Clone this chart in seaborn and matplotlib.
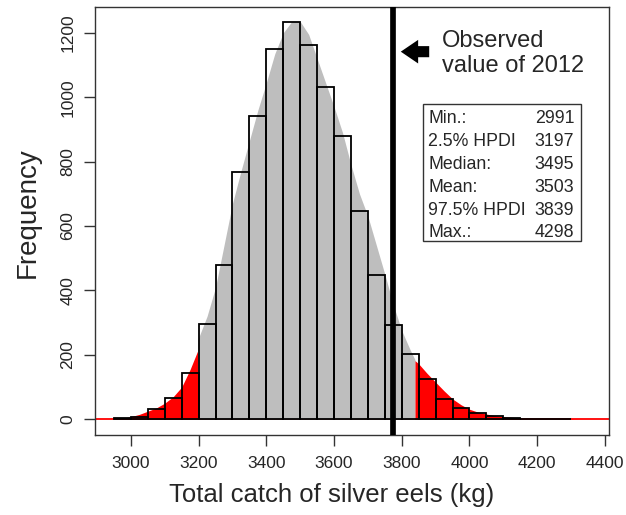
import numpy as np
import pandas as pd
import matplotlib
matplotlib.use("Agg")
import matplotlib.pyplot as plt
from matplotlib.patches import Rectangle, FancyArrowPatch
import seaborn as sns

# ---------------- data ----------------
bin_edges = [2950, 3000, 3050, 3100, 3150, 3200, 3250, 3300, 3350, 3400, 3450,
             3500, 3550, 3600, 3650, 3700, 3750, 3800, 3850, 3900, 3950, 4000,
             4050, 4100, 4150, 4200, 4250, 4300]
bin_counts = [3, 8, 33, 67, 143, 295, 478, 768, 941, 1150, 1233, 1163, 1031,
              881, 648, 447, 292, 204, 124, 64, 36, 19, 9, 4, 2, 1, 1]

# smoothed frequency curve, split into lower tail / HPDI body / upper tail
tail_low_x = [2950, 2975, 3000, 3025, 3050, 3075, 3100, 3125, 3150, 3175, 3197]
tail_low_y = [0, 3, 8, 15, 25, 35, 50, 70, 100, 155, 212]
body_x = [3197, 3225, 3250, 3275, 3300, 3325, 3350, 3375, 3400, 3425, 3450,
          3475, 3500, 3525, 3550, 3575, 3600, 3625, 3650, 3675, 3700, 3725,
          3750, 3775, 3800, 3825, 3839]
body_y = [245, 320, 410, 540, 670, 770, 865, 960, 1045, 1135, 1200, 1235,
          1235, 1195, 1120, 1045, 970, 890, 790, 700, 630, 540, 450, 355,
          275, 215, 185]
tail_high_x = [3839, 3850, 3875, 3900, 3925, 3950, 3975, 4000, 4025, 4050,
               4075, 4100, 4125, 4150, 4200, 4250, 4300, 4330]
tail_high_y = [182, 172, 142, 115, 88, 63, 45, 31, 22, 16, 11, 8, 6, 4, 2,
               1.5, 1, 0]

observed_2012 = 3774

stat_labels = ["Min.:", "2.5% HPDI", "Median:", "Mean:", "97.5% HPDI", "Max.:"]
stat_values = [2991, 3197, 3495, 3503, 3839, 4298]

x_ticks = [3000, 3200, 3400, 3600, 3800, 4000, 4200, 4400]
y_ticks = [0, 200, 400, 600, 800, 1000, 1200]

# ---------------- style ----------------
sns.set_style("white")
plt.rcParams["font.family"] = ["Liberation Sans", "DejaVu Sans"]

fig = plt.figure(figsize=(6.26, 5.15), dpi=100)
ax = fig.add_axes([95 / 626, 80 / 515, 514 / 626, 428.3 / 515])

# frequency curve
ax.axhline(0, color="red", lw=1.3, zorder=1)
ax.fill_between(tail_low_x, 0, tail_low_y, color="red", lw=0, zorder=1)
ax.fill_between(body_x, 0, body_y, color="#BEBEBE", lw=0, zorder=1)
ax.fill_between(tail_high_x, 0, tail_high_y, color="red", lw=0, zorder=1)

# histogram
mids = [(a + b) / 2 for a, b in zip(bin_edges[:-1], bin_edges[1:])]
hist_df = pd.DataFrame({"catch": mids, "n": bin_counts})
sns.histplot(data=hist_df, x="catch", weights="n", bins=bin_edges,
             fill=False, color="black", linewidth=1.3, ax=ax, zorder=2)

# observed value
ax.axvline(observed_2012, color="black", lw=4.1, zorder=3)

ax.set_xlim(2894, 4412)
ax.set_ylim(-49, 1281)
ax.set_xticks(x_ticks)
ax.set_yticks(y_ticks)
ax.tick_params(axis="both", direction="out", length=8, width=1,
               labelsize=12.5, color="#333333", bottom=True, left=True)
ax.tick_params(axis="x", pad=7)
ax.tick_params(axis="y", pad=6)
for lab in ax.get_yticklabels():
    lab.set_rotation(90)
    lab.set_va("center")
for sp in ax.spines.values():
    sp.set_color("#333333")
    sp.set_linewidth(1.0)

ax.set_xlabel("Total catch of silver eels (kg)", fontsize=18.5)
ax.set_ylabel("Frequency", fontsize=20)
ax.xaxis.set_label_coords(0.461, -0.112)
ax.yaxis.set_label_coords(-0.105, 0.52)

# annotation
arrow = FancyArrowPatch((0.6556, 0.895), (0.5895, 0.895),
                        transform=ax.transAxes,
                        arrowstyle="simple,head_length=1.25,head_width=1.7,tail_width=0.8",
                        mutation_scale=10, color="black", lw=0, zorder=4)
ax.add_patch(arrow)
ax.text(0.6745, 0.9066, "Observed", transform=ax.transAxes, fontsize=17,
        ha="left", va="baseline")
ax.text(0.6745, 0.848, "value of 2012", transform=ax.transAxes, fontsize=17,
        ha="left", va="baseline")

# statistics box
box = Rectangle((0.6387, 0.4537), 0.9455 - 0.6387, 0.7728 - 0.4537,
                transform=ax.transAxes, facecolor="white",
                edgecolor="#333333", lw=1.0, zorder=5)
ax.add_patch(box)
row_y = [0.7278, 0.6755, 0.6211, 0.5667, 0.5137, 0.4616]
for lab, val, yy in zip(stat_labels, stat_values, row_y):
    ax.text(0.6484, yy, lab, transform=ax.transAxes, fontsize=12.8,
            ha="left", va="baseline", zorder=6)
    ax.text(0.9325, yy, f"{val}", transform=ax.transAxes, fontsize=12.8,
            ha="right", va="baseline", zorder=6)

fig.savefig("out.png", dpi=100)
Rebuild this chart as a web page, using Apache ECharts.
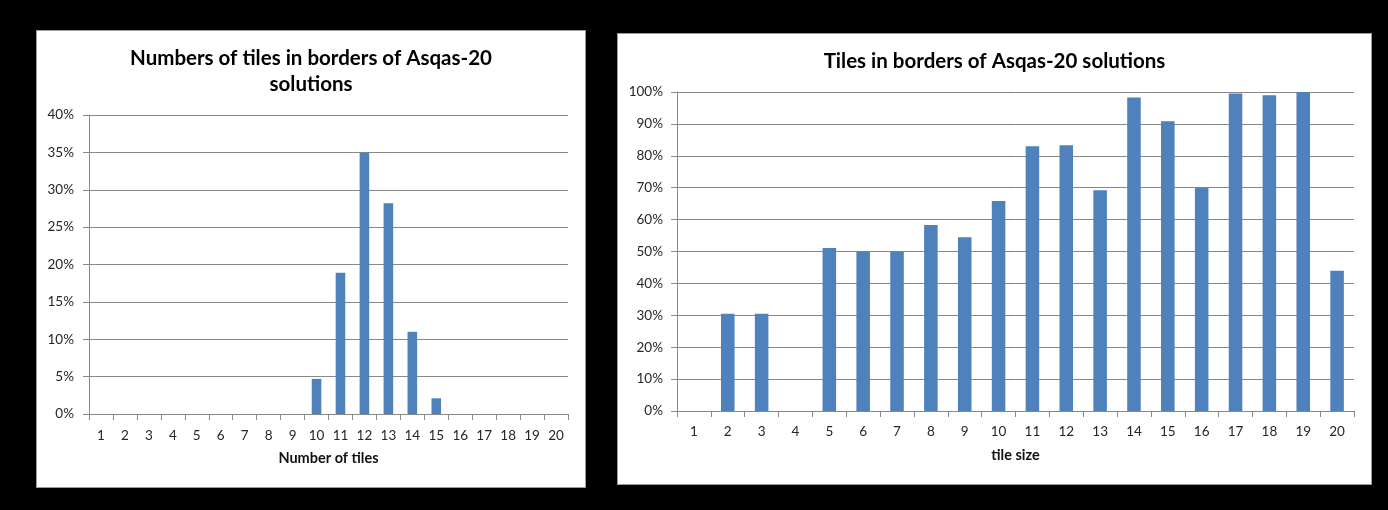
<!DOCTYPE html>
<html>
<head>
<meta charset="utf-8">
<script src="https://cdn.jsdelivr.net/npm/echarts@6/dist/echarts.min.js"></script>
<style>
  html, body { margin: 0; padding: 0; background: #000; width: 1388px; height: 510px; overflow: hidden; }
  .panel { position: absolute; background: #fff; border: 1px solid #9a9a9a; box-sizing: border-box; }
  #c1 { left: 36px; top: 30px; width: 550px; height: 458px; }
  #c2 { left: 617px; top: 33px; width: 755px; height: 452px; }
</style>
</head>
<body>
<div id="c1" class="panel"></div>
<div id="c2" class="panel"></div>
<script>
// ---- Data ----
const categories = ['1','2','3','4','5','6','7','8','9','10','11','12','13','14','15','16','17','18','19','20'];
// Left chart: share of solutions by number of tiles in border
const countShare = [0,0,0,0,0,0,0,0,0,0.047,0.189,0.35,0.282,0.110,0.021,0,0,0,0,0];
// Right chart: share of tiles of each size lying in border
const sizeShare = [0,0.305,0.305,0,0.511,0.500,0.500,0.583,0.545,0.658,0.830,0.833,0.692,0.983,0.908,0.700,0.995,0.990,1.000,0.440];
const leftTitle = 'Numbers of tiles in borders of Asqas-20\nsolutions';
const rightTitle = 'Tiles in borders of Asqas-20 solutions';
const leftXName = 'Number of tiles';
const rightXName = 'tile size';

const FONT = 'Lato, "Open Sans", sans-serif';
const GRID_COLOR = '#888888';
const TEXT_COLOR = '#262626';
const BAR_COLOR = '#4F81BD';

function pct(v) { return Math.round(v * 100) + '%'; }

function makeOption(cfg) {
  return {
    animation: false,
    backgroundColor: '#fff',
    title: {
      text: cfg.title,
      left: 'center',
      top: cfg.titleTop,
      textStyle: { fontFamily: FONT, fontSize: 20.5, fontWeight: 'bold', color: '#000', lineHeight: 26 }
    },
    grid: cfg.grid,
    xAxis: {
      type: 'category',
      data: categories,
      name: cfg.xName,
      nameLocation: 'middle',
      nameGap: cfg.nameGap,
      nameTextStyle: { fontFamily: FONT, fontSize: 14.5, fontWeight: 'bold', color: '#111' },
      axisLine: { show: true, lineStyle: { color: GRID_COLOR, width: 1 } },
      axisTick: { show: true, length: 6, alignWithLabel: false, lineStyle: { color: GRID_COLOR } },
      axisLabel: { fontFamily: FONT, fontSize: 13.5, color: TEXT_COLOR, margin: cfg.xLabelMargin, interval: 0 },
      splitLine: { show: false }
    },
    yAxis: {
      type: 'value',
      min: 0,
      max: cfg.yMax,
      interval: cfg.yInterval,
      axisLine: { show: true, lineStyle: { color: GRID_COLOR, width: 1 } },
      axisTick: { show: true, length: 6, lineStyle: { color: GRID_COLOR } },
      axisLabel: { fontFamily: FONT, fontSize: 13.5, color: TEXT_COLOR, margin: cfg.yLabelMargin, formatter: pct },
      splitLine: { show: true, lineStyle: { color: GRID_COLOR, width: 1 } }
    },
    series: [{
      type: 'bar',
      data: cfg.data,
      barCategoryGap: '60%',
      itemStyle: { color: BAR_COLOR }
    }]
  };
}

const c1 = echarts.init(document.getElementById('c1'), null, { renderer: 'canvas' });
c1.setOption(makeOption({
  title: leftTitle, titleTop: 9,
  grid: { left: 52, top: 84, right: 17, bottom: 73 },
  xName: leftXName, nameGap: 37, xLabelMargin: 15, yLabelMargin: 15,
  yMax: 0.4, yInterval: 0.05, data: countShare
}));

const c2 = echarts.init(document.getElementById('c2'), null, { renderer: 'canvas' });
c2.setOption(makeOption({
  title: rightTitle, titleTop: 9,
  grid: { left: 59, top: 58, right: 17, bottom: 73 },
  xName: rightXName, nameGap: 37, xLabelMargin: 14, yLabelMargin: 14,
  yMax: 1, yInterval: 0.1, data: sizeShare
}));
</script>
</body>
</html>
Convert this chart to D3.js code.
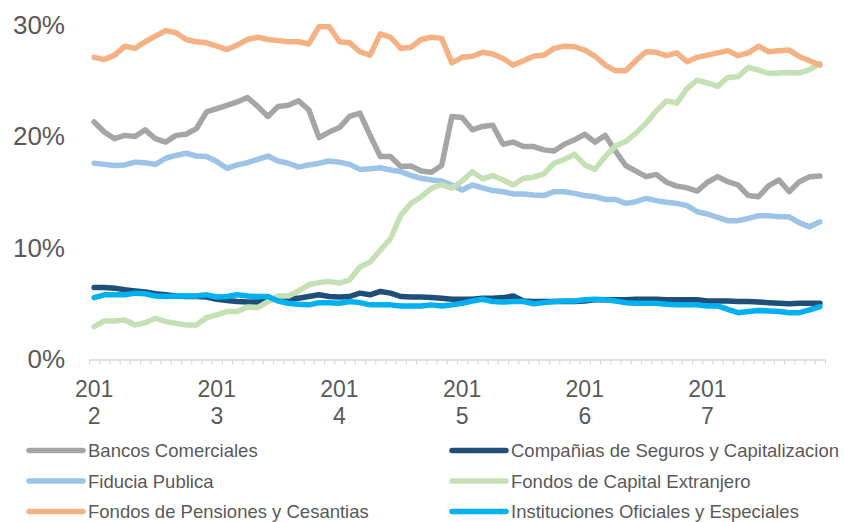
<!DOCTYPE html>
<html>
<head>
    <meta charset='utf-8'/>
    <title>Tenedores de TES</title>
    <style>
        body {
            margin: 0;
            background: #fff;
        }

        text {
            font-family: "Liberation Sans", Arial, sans-serif;
            fill: #595959;
        }

        .series {
            fill: none;
            stroke-width: 5.5;
            stroke-linejoin: round;
            stroke-linecap: round;
        }
    </style>
</head>
<body>
<div id="chart"></div>

<script src="https://d3js.org/d3.v7.min.js"></script>
<script type="text/javascript">

    // years shown on the axis (one label every 12 months)
    var years = ["2012", "2013", "2014", "2015", "2016", "2017"];

    // y tick labels
    var yTicks = [0, 10, 20, 30];

    // series names (legend order)
    var names = [
        "Bancos Comerciales",
        "Compañias de Seguros y Capitalizacion",
        "Fiducia Publica",
        "Fondos de Capital Extranjero",
        "Fondos de Pensiones y Cesantias",
        "Instituciones Oficiales y Especiales"
    ];

    var colors = ["#A5A5A5", "#1F4E79", "#9DC3E6", "#C5E0B4", "#F4B183", "#00B0F0"];

    // monthly share (%), Jan 2012 - Dec 2017
    var bancos = [21.3, 20.4, 19.8, 20.1, 20.0, 20.6, 19.8, 19.5, 20.1, 20.2, 20.7, 22.2,
        22.5, 22.8, 23.1, 23.5, 22.7, 21.8, 22.7, 22.8, 23.2, 22.4, 19.9, 20.4,
        20.8, 21.8, 22.1, 20.1, 18.2, 18.2, 17.3, 17.35, 16.9, 16.8, 17.4, 21.8,
        21.7, 20.6, 20.9, 21.0, 19.3, 19.5, 19.1, 19.1, 18.8, 18.7, 19.3, 19.7,
        20.2, 19.5, 20.1, 18.7, 17.4, 16.9, 16.4, 16.6, 15.9, 15.55, 15.4, 15.1,
        15.9, 16.4, 15.95, 15.65, 14.7, 14.6, 15.6, 16.1, 15.05, 15.95, 16.4, 16.45];

    var seguros = [6.45, 6.45, 6.4, 6.25, 6.15, 6.05, 5.9, 5.8, 5.7, 5.65, 5.65, 5.6,
        5.4, 5.3, 5.2, 5.15, 5.15, 5.25, 5.55, 5.5, 5.5, 5.65, 5.8, 5.65,
        5.6, 5.65, 5.95, 5.8, 6.1, 5.95, 5.65, 5.6, 5.6, 5.55, 5.5, 5.4,
        5.4, 5.4, 5.5, 5.5, 5.55, 5.7, 5.25, 5.2, 5.2, 5.2, 5.2, 5.2,
        5.25, 5.35, 5.35, 5.35, 5.35, 5.4, 5.4, 5.4, 5.35, 5.35, 5.35, 5.35,
        5.25, 5.25, 5.25, 5.2, 5.2, 5.15, 5.1, 5.05, 5.0, 5.05, 5.05, 5.05];

    var fiducia = [17.6, 17.5, 17.4, 17.45, 17.7, 17.65, 17.5, 18.05, 18.3, 18.5, 18.25, 18.2,
        17.75, 17.15, 17.45, 17.65, 17.95, 18.25, 17.8, 17.6, 17.25, 17.45, 17.6, 17.8,
        17.7, 17.5, 17.05, 17.1, 17.2, 17.0, 16.85, 16.5, 16.25, 16.1, 16.0, 15.65,
        15.2, 15.65, 15.4, 15.15, 15.05, 14.85, 14.85, 14.75, 14.7, 15.05, 15.05, 14.9,
        14.7, 14.6, 14.35, 14.35, 14.0, 14.15, 14.45, 14.25, 14.1, 14.0, 13.8, 13.25,
        13.05, 12.75, 12.45, 12.45, 12.65, 12.9, 12.9, 12.8, 12.8, 12.25, 11.9, 12.35];

    var extranjero = [2.95, 3.45, 3.45, 3.55, 3.1, 3.3, 3.7, 3.4, 3.25, 3.1, 3.1, 3.75,
        4.0, 4.3, 4.3, 4.7, 4.65, 5.2, 5.7, 5.7, 6.15, 6.7, 6.9, 7.0,
        6.85, 7.15, 8.3, 8.75, 9.8, 10.85, 12.95, 14.0, 14.6, 15.35, 15.7, 15.35,
        16.0, 16.85, 16.2, 16.5, 16.1, 15.65, 16.25, 16.35, 16.65, 17.6, 17.95, 18.4,
        17.45, 17.05, 18.2, 19.15, 19.55, 20.3, 21.2, 22.3, 23.2, 23.0, 24.3, 25.05,
        24.8, 24.5, 25.3, 25.35, 26.2, 25.95, 25.65, 25.7, 25.75, 25.7, 26.0, 26.55];

    var pensiones = [27.1, 26.9, 27.3, 28.1, 27.9, 28.5, 29.0, 29.5, 29.3, 28.7, 28.5, 28.4,
        28.1, 27.8, 28.2, 28.7, 28.9, 28.7, 28.6, 28.5, 28.5, 28.3, 29.85, 29.85,
        28.5, 28.4, 27.6, 27.3, 29.2, 28.9, 27.9, 28.0, 28.7, 28.9, 28.8, 26.6,
        27.1, 27.2, 27.55, 27.4, 27.0, 26.4, 26.8, 27.2, 27.3, 27.9, 28.1, 28.05,
        27.75, 27.2, 26.4, 25.9, 25.9, 26.8, 27.6, 27.55, 27.25, 27.5, 26.7, 27.1,
        27.3, 27.5, 27.7, 27.25, 27.5, 28.1, 27.6, 27.7, 27.75, 27.15, 26.8, 26.4];

    var oficiales = [5.55, 5.8, 5.8, 5.8, 5.95, 5.9, 5.7, 5.65, 5.7, 5.7, 5.7, 5.8,
        5.6, 5.65, 5.8, 5.7, 5.65, 5.65, 5.25, 5.05, 4.95, 4.9, 5.1, 5.1,
        5.05, 5.2, 5.1, 4.9, 4.9, 4.9, 4.8, 4.8, 4.8, 4.9, 4.8, 4.9,
        5.05, 5.25, 5.4, 5.2, 5.15, 5.2, 5.2, 5.0, 5.1, 5.2, 5.25, 5.25,
        5.35, 5.4, 5.35, 5.25, 5.1, 5.05, 5.05, 5.05, 4.95, 4.9, 4.9, 4.9,
        4.8, 4.8, 4.5, 4.2, 4.3, 4.4, 4.35, 4.3, 4.2, 4.2, 4.45, 4.75];

    var allSeries = [bancos, seguros, fiducia, extranjero, pensiones, oficiales];

    // dims
    var svg_dx = 844,
        svg_dy = 522;

    var nMonths = bancos.length;

    // scales: x edges of the monthly categories, points in the middle
    var x = d3.scaleLinear().domain([0, nMonths]).range([89, 825]),
        y = d3.scaleLinear().domain([0, 30]).range([359.5, 25]);

    var svg = d3.select("#chart")
        .append("svg")
        .attr("width", svg_dx)
        .attr("height", svg_dy);

    /* x axis: line + small ticks between categories */
    var xAxis = svg.append("g")
        .attr("transform", "translate(0," + y(0) + ")")
        .call(d3.axisBottom(x)
            .tickValues(d3.range(nMonths + 1))
            .tickSize(5)
            .tickSizeOuter(0)
            .tickFormat(""));

    xAxis.select(".domain")
        .attr("stroke", "#D9D9D9")
        .attr("stroke-width", 1.5);
    xAxis.selectAll(".tick line")
        .attr("stroke", "#D9D9D9")
        .attr("stroke-width", 1.2);

    /* year labels, wrapped like the original ("201" / "2") */
    var yearLabels = svg.append("g")
        .selectAll("text")
        .data(years)
        .enter()
        .append("text")
        .attr("text-anchor", "middle")
        .style("font-size", "23px");

    yearLabels.append("tspan")
        .attr("x", (d, i) => x(i * 12 + 0.5))
        .attr("y", 396.5)
        .text(d => d.slice(0, 3));

    yearLabels.append("tspan")
        .attr("x", (d, i) => x(i * 12 + 0.5))
        .attr("y", 423.5)
        .text(d => d.slice(3));

    /* y labels */
    svg.append("g")
        .selectAll("text")
        .data(yTicks)
        .enter()
        .append("text")
        .attr("x", 65)
        .attr("y", d => y(d) + 8.5)
        .attr("text-anchor", "end")
        .style("font-size", "26px")
        .text(d => d + "%");

    /* lines, drawn in series order so later ones sit on top */
    var line = d3.line()
        .x((d, i) => x(i + 0.5))
        .y(d => y(d));

    svg.append("g")
        .selectAll("path")
        .data(allSeries)
        .enter()
        .append("path")
        .attr("class", "series")
        .attr("stroke", (d, i) => colors[i])
        .attr("d", line);

    /* legend: two columns, three rows */
    var legend = svg.append("g")
        .selectAll("g")
        .data(names)
        .enter()
        .append("g")
        .attr("transform", (d, i) => "translate(" + (i % 2 === 0 ? 29 : 452) + "," + (450.5 + Math.floor(i / 2) * 30.5) + ")");

    legend.append("line")
        .attr("x1", 0)
        .attr("x2", 54)
        .attr("stroke", (d, i) => colors[i])
        .attr("stroke-width", 5.5)
        .attr("stroke-linecap", "round");

    legend.append("text")
        .attr("x", 59)
        .attr("y", 6.5)
        .style("font-size", "18.5px")
        .text(d => d);

</script>

</body>
</html>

What the exercise asks = Leave out the pictures. Transcribe only the lines above, from the first through the one that contains "stat_values = [2991, 3197, 3495, 3503, 3839, 4298]".

Finished task =
Clone this chart in seaborn and matplotlib.
import numpy as np
import pandas as pd
import matplotlib
matplotlib.use("Agg")
import matplotlib.pyplot as plt
from matplotlib.patches import Rectangle, FancyArrowPatch
import seaborn as sns

# ---------------- data ----------------
bin_edges = [2950, 3000, 3050, 3100, 3150, 3200, 3250, 3300, 3350, 3400, 3450,
             3500, 3550, 3600, 3650, 3700, 3750, 3800, 3850, 3900, 3950, 4000,
             4050, 4100, 4150, 4200, 4250, 4300]
bin_counts = [3, 8, 33, 67, 143, 295, 478, 768, 941, 1150, 1233, 1163, 1031,
              881, 648, 447, 292, 204, 124, 64, 36, 19, 9, 4, 2, 1, 1]

# smoothed frequency curve, split into lower tail / HPDI body / upper tail
tail_low_x = [2950, 2975, 3000, 3025, 3050, 3075, 3100, 3125, 3150, 3175, 3197]
tail_low_y = [0, 3, 8, 15, 25, 35, 50, 70, 100, 155, 212]
body_x = [3197, 3225, 3250, 3275, 3300, 3325, 3350, 3375, 3400, 3425, 3450,
          3475, 3500, 3525, 3550, 3575, 3600, 3625, 3650, 3675, 3700, 3725,
          3750, 3775, 3800, 3825, 3839]
body_y = [245, 320, 410, 540, 670, 770, 865, 960, 1045, 1135, 1200, 1235,
          1235, 1195, 1120, 1045, 970, 890, 790, 700, 630, 540, 450, 355,
          275, 215, 185]
tail_high_x = [3839, 3850, 3875, 3900, 3925, 3950, 3975, 4000, 4025, 4050,
               4075, 4100, 4125, 4150, 4200, 4250, 4300, 4330]
tail_high_y = [182, 172, 142, 115, 88, 63, 45, 31, 22, 16, 11, 8, 6, 4, 2,
               1.5, 1, 0]

observed_2012 = 3774

stat_labels = ["Min.:", "2.5% HPDI", "Median:", "Mean:", "97.5% HPDI", "Max.:"]
stat_values = [2991, 3197, 3495, 3503, 3839, 4298]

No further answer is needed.